George Abbott Osborne, Differential and Integral Calculus (1908). [See page 60 for several neat examples.]

So it's true that the correct answer is that if we want to differentiate f(x) with respect to another g(x) that we take $$\frac{f'(x)}{g'(x)}$$, but I think just calling this chain rule cancellation is not exactly correct (though it is both intuitive and also gives the right answer... lol).

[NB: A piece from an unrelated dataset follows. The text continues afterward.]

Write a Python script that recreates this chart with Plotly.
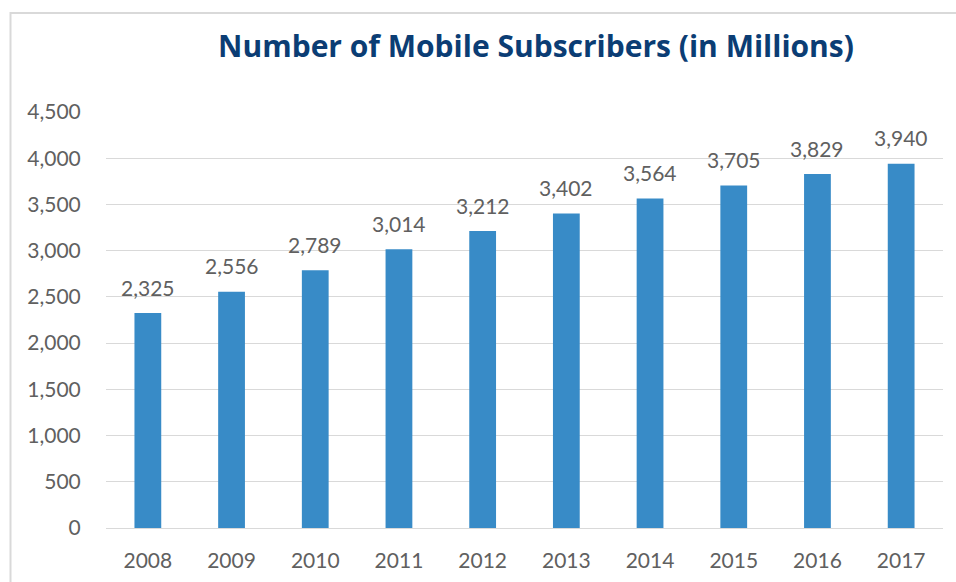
import plotly.graph_objects as go

years = ["2008", "2009", "2010", "2011", "2012", "2013", "2014", "2015", "2016", "2017"]
subscribers = [2325, 2556, 2789, 3014, 3212, 3402, 3564, 3705, 3829, 3940]
y_ticks = [0, 500, 1000, 1500, 2000, 2500, 3000, 3500, 4000, 4500]
title_text = "Number of Mobile Subscribers (in Millions)"

W, H = 956, 582
L, R, T, B = 106, 13, 112, 54
pw, ph = W - L - R, H - T - B
label_font = dict(family="Lato, sans-serif", size=21, color="#606060")

fig = go.Figure()
fig.add_trace(go.Bar(
    x=years, y=subscribers,
    marker=dict(color="#388bc7", line=dict(width=0)),
    width=0.32,
))

# category axis: annotations positioned by category index
for i, v in enumerate(subscribers):
    fig.add_annotation(x=i, y=v, text=f"{v:,}", showarrow=False,
                       xref="x", yref="y", yanchor="middle", yshift=26,
                       font=label_font)

def px(x):
    return (x - L) / pw

def py(y):
    return (H - B - y) / ph

fig.update_layout(
    width=W, height=H,
    margin=dict(l=L, r=R, t=T, b=B, autoexpand=False),
    paper_bgcolor="white", plot_bgcolor="white",
    showlegend=False,
    title=dict(text="<b>" + title_text + "</b>", x=536 / W, xanchor="center",
               y=1 - 46 / H, yanchor="middle", yref="container",
               font=dict(family="Open Sans, sans-serif", size=30, color="#0b3d74")),
    xaxis=dict(type="category", categoryarray=years, range=[-0.5, len(years) - 0.5],
               automargin=False,
               showgrid=False, showline=False, zeroline=False,
               tickfont=label_font,
               ticks="outside", ticklen=14, tickcolor="rgba(0,0,0,0)"),
    yaxis=dict(range=[0, 4500], tickvals=y_ticks, tickformat=",",
               automargin=False,
               showgrid=True, gridcolor="#d9d9d9", gridwidth=1,
               zeroline=True, zerolinecolor="#d9d9d9", zerolinewidth=1,
               showline=False,
               tickfont=label_font,
               ticks="outside", ticklen=20, tickcolor="rgba(0,0,0,0)"),
    shapes=[dict(type="path", xref="paper", yref="paper",
                 path=f"M {px(10.5)},{py(600)} L {px(10.5)},{py(13)} L {px(960)},{py(13)}",
                 line=dict(color="#d9d9d9", width=2))],
)

fig.write_html("out.html")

To formalize things, let's say we have (1) $$f(t) = h(t,g(t))$$, which for simplicity in applying the multivariate chain rule we can write as $$f(t) = h(x(t), y(t))$$

So then (2) $$\frac{df}{dy} = \frac{dh}{dx}\frac{dx}{dy} + \frac{dh}{dy}\frac{dy}{dy}$$. We know that $$\frac{dx}{dy} = \frac{dt}{dg} = \frac{1}{\frac{dg}{dt}} = \frac{1}{g'(t)}$$, by the inverse derivative theorem, and we know $$\frac{dy}{dy} = 1$$.

So in (1) if we multiply $$\frac{dh}{dy}$$ by $$1 = \frac{g'(t)}{g'(t)}$$, we get (3) $$\frac{df}{dy} = \frac{\frac{dh}{dx}*1 + \frac{dh}{dy}\frac{dy}{dt}}{g'(t)}$$, since y=g, and then since x=t, we can write $$1 = \frac{dx}{dt}$$, which gives us

$$\frac{df}{dy} = \frac{\frac{dh}{dx}*\frac{dx}{dt} + \frac{dh}{dy}\frac{dy}{dt}}{g'(t)}$$, which is just $$\frac{f'(t)}{g'(t)}$$.